# Nativity Scene



## exoticsdr (Dec 1, 2011)

Wife love decorating for Christmas...I have to add my special touches where needed.


----------



## dmarcus (Dec 1, 2011)

Cool, it took me a few moments to spot the tortoise...


----------



## tyler0912 (Dec 1, 2011)

Nice....
Did not see the tortoise till i read the above comment.......
Geez i need glasses!


----------



## harris (Dec 1, 2011)

That's great!


----------



## GeoTerraTestudo (Dec 1, 2011)

Seeing as how the Nativity took place in Bethlehem, I have to say, that is the biggest Greek tortoise I have ever seen!


----------



## GBtortoises (Dec 1, 2011)

I always thought that was a camel in the background of all the Nativity scenes. Now, clearly it was a tortoise! 
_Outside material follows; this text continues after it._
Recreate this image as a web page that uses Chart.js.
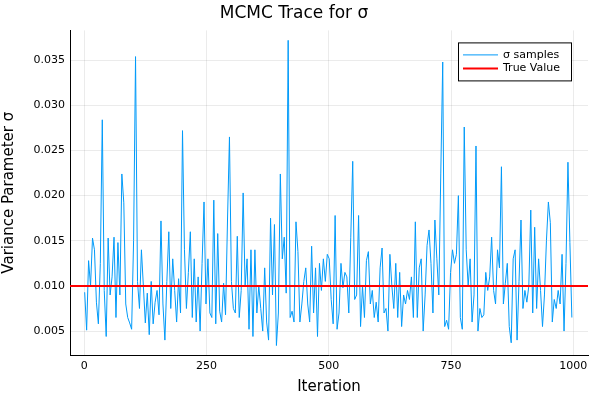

I guess it's true what they say: "You learn something new everyday."


----------



## jackrat (Dec 1, 2011)

I love it! I think this should be included in every Nativity scene.


----------



## CtTortoiseMom (Dec 1, 2011)

Haha sooo funny!! Now I might add some tortoises to my Santa's village.


----------



## Jacqui (Dec 1, 2011)

So what are your wife's thoughts on the addition? Where are the roos?


----------



## ChiKat (Dec 1, 2011)

Too funny


----------



## terryo (Dec 1, 2011)

I LOVE it!


----------



## pdrobber (Dec 1, 2011)

Looks like that tortoise was wandering around the dry desert too long...those three kings should have gotten a GPS and some ATVs.


----------



## Missy (Dec 1, 2011)

Nice


----------



## ALDABRAMAN (Dec 4, 2011)

Nice touch.......lol


----------



## Laura (Dec 4, 2011)

with all your critters i was expecting some sort of outdoor scene... but this will do!


----------



## Tom (Dec 4, 2011)

Ugh! Get that poor tortoise a drink of water and some humidity...


----------